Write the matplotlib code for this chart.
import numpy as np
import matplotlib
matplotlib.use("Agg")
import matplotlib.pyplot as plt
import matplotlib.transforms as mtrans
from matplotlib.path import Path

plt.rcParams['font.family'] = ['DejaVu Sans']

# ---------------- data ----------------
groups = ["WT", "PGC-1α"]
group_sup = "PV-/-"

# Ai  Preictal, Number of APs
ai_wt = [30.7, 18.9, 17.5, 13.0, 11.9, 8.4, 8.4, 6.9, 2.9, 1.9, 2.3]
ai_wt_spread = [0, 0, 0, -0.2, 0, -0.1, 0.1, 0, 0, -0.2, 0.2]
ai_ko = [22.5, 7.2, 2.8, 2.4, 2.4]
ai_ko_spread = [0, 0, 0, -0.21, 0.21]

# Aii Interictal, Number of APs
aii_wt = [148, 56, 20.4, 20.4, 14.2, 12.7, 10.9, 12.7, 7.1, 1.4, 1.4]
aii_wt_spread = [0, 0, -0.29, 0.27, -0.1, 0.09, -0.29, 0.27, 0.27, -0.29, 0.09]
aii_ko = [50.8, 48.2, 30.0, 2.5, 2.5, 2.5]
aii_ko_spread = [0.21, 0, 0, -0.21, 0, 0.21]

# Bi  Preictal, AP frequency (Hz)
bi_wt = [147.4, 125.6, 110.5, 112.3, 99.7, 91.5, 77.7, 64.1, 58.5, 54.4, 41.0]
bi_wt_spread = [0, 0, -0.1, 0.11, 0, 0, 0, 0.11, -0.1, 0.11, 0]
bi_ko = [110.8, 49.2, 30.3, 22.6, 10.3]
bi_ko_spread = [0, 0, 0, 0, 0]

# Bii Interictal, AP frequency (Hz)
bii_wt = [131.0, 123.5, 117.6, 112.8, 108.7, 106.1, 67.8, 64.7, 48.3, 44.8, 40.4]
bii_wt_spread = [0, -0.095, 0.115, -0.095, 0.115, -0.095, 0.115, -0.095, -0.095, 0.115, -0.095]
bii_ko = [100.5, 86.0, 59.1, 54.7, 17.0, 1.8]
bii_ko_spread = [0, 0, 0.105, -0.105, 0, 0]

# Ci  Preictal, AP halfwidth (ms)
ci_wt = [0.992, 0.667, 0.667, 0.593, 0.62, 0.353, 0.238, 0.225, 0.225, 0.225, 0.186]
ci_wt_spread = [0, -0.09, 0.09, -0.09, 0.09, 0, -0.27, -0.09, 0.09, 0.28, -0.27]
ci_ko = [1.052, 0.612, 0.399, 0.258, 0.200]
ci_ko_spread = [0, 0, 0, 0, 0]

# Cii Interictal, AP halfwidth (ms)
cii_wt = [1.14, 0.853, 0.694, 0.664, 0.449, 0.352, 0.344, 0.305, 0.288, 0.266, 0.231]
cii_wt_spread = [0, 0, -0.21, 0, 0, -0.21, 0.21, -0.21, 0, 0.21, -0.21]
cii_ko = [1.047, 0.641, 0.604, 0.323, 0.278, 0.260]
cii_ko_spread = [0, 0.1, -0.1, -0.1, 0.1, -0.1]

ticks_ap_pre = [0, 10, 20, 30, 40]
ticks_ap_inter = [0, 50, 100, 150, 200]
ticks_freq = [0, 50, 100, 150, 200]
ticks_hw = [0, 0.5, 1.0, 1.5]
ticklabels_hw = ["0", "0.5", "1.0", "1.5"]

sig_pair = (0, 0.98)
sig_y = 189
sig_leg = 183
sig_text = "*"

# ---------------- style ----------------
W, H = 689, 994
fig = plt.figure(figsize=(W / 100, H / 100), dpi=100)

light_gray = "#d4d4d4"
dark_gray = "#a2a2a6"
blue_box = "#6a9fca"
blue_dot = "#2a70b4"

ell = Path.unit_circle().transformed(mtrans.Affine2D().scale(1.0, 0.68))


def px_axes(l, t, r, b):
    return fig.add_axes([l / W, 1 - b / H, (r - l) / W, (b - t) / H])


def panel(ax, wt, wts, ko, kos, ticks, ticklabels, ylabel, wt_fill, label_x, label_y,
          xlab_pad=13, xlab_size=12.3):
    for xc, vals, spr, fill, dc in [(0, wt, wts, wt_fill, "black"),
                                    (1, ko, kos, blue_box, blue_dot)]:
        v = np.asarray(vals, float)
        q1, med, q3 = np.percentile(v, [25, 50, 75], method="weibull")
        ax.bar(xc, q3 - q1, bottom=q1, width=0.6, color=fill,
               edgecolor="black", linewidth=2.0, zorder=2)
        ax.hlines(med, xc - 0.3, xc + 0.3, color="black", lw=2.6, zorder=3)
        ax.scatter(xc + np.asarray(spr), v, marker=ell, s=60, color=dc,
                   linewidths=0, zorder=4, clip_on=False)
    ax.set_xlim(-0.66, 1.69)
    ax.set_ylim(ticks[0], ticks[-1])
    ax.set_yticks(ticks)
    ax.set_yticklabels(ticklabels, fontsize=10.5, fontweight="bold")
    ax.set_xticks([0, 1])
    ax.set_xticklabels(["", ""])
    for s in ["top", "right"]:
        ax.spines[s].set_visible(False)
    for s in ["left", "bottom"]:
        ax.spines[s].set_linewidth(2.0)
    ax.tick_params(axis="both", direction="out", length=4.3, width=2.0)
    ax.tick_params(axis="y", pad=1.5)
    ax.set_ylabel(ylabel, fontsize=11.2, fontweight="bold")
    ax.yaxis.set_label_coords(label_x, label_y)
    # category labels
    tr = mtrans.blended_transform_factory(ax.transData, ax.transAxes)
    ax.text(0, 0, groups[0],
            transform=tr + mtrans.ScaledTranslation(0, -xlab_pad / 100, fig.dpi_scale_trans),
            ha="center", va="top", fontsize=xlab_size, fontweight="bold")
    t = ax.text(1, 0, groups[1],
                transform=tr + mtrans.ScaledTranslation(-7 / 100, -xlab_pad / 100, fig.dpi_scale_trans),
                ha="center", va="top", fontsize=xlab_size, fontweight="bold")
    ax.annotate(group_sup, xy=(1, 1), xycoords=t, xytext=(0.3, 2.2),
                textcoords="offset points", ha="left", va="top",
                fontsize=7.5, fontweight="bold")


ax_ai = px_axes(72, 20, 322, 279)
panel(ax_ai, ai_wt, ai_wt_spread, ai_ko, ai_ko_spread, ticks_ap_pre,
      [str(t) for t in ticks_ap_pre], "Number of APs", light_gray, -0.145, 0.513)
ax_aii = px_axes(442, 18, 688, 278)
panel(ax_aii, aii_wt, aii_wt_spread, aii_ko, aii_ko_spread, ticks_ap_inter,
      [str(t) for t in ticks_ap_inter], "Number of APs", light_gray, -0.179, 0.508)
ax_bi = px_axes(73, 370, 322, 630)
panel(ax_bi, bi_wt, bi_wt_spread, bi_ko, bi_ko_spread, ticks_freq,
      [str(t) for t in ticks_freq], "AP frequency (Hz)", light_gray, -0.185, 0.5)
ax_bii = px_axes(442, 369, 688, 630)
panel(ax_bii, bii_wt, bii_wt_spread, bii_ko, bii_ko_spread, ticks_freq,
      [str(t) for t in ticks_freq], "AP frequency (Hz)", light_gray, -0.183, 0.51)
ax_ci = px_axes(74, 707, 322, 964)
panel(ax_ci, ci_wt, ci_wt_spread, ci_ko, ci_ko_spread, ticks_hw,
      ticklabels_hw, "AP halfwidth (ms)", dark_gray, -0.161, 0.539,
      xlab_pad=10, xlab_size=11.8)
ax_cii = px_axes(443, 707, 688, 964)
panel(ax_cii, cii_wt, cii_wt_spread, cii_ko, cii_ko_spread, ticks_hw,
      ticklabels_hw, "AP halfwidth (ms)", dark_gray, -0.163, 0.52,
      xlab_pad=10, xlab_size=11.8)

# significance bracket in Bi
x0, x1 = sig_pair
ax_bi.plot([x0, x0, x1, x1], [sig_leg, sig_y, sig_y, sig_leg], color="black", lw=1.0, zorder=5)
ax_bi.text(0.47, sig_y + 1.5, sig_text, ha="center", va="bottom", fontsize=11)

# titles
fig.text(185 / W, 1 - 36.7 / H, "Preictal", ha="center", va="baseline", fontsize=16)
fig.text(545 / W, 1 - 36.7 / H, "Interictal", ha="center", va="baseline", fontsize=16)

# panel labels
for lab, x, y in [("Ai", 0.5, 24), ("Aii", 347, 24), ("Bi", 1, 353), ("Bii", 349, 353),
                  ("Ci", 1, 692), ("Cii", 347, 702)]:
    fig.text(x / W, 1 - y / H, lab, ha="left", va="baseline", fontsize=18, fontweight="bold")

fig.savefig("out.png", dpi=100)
◇ ◇ ◇ ◇
[Task] Only the lines from the opening of the material through the line with "bii_ko_spread = [0, 0, 0.105, -0.105, 0, 0]" should be echoed, exactly as written.

[Reply to the exercise]
Write the matplotlib code for this chart.
import numpy as np
import matplotlib
matplotlib.use("Agg")
import matplotlib.pyplot as plt
import matplotlib.transforms as mtrans
from matplotlib.path import Path

plt.rcParams['font.family'] = ['DejaVu Sans']

# ---------------- data ----------------
groups = ["WT", "PGC-1α"]
group_sup = "PV-/-"

# Ai  Preictal, Number of APs
ai_wt = [30.7, 18.9, 17.5, 13.0, 11.9, 8.4, 8.4, 6.9, 2.9, 1.9, 2.3]
ai_wt_spread = [0, 0, 0, -0.2, 0, -0.1, 0.1, 0, 0, -0.2, 0.2]
ai_ko = [22.5, 7.2, 2.8, 2.4, 2.4]
ai_ko_spread = [0, 0, 0, -0.21, 0.21]

# Aii Interictal, Number of APs
aii_wt = [148, 56, 20.4, 20.4, 14.2, 12.7, 10.9, 12.7, 7.1, 1.4, 1.4]
aii_wt_spread = [0, 0, -0.29, 0.27, -0.1, 0.09, -0.29, 0.27, 0.27, -0.29, 0.09]
aii_ko = [50.8, 48.2, 30.0, 2.5, 2.5, 2.5]
aii_ko_spread = [0.21, 0, 0, -0.21, 0, 0.21]

# Bi  Preictal, AP frequency (Hz)
bi_wt = [147.4, 125.6, 110.5, 112.3, 99.7, 91.5, 77.7, 64.1, 58.5, 54.4, 41.0]
bi_wt_spread = [0, 0, -0.1, 0.11, 0, 0, 0, 0.11, -0.1, 0.11, 0]
bi_ko = [110.8, 49.2, 30.3, 22.6, 10.3]
bi_ko_spread = [0, 0, 0, 0, 0]

# Bii Interictal, AP frequency (Hz)
bii_wt = [131.0, 123.5, 117.6, 112.8, 108.7, 106.1, 67.8, 64.7, 48.3, 44.8, 40.4]
bii_wt_spread = [0, -0.095, 0.115, -0.095, 0.115, -0.095, 0.115, -0.095, -0.095, 0.115, -0.095]
bii_ko = [100.5, 86.0, 59.1, 54.7, 17.0, 1.8]
bii_ko_spread = [0, 0, 0.105, -0.105, 0, 0]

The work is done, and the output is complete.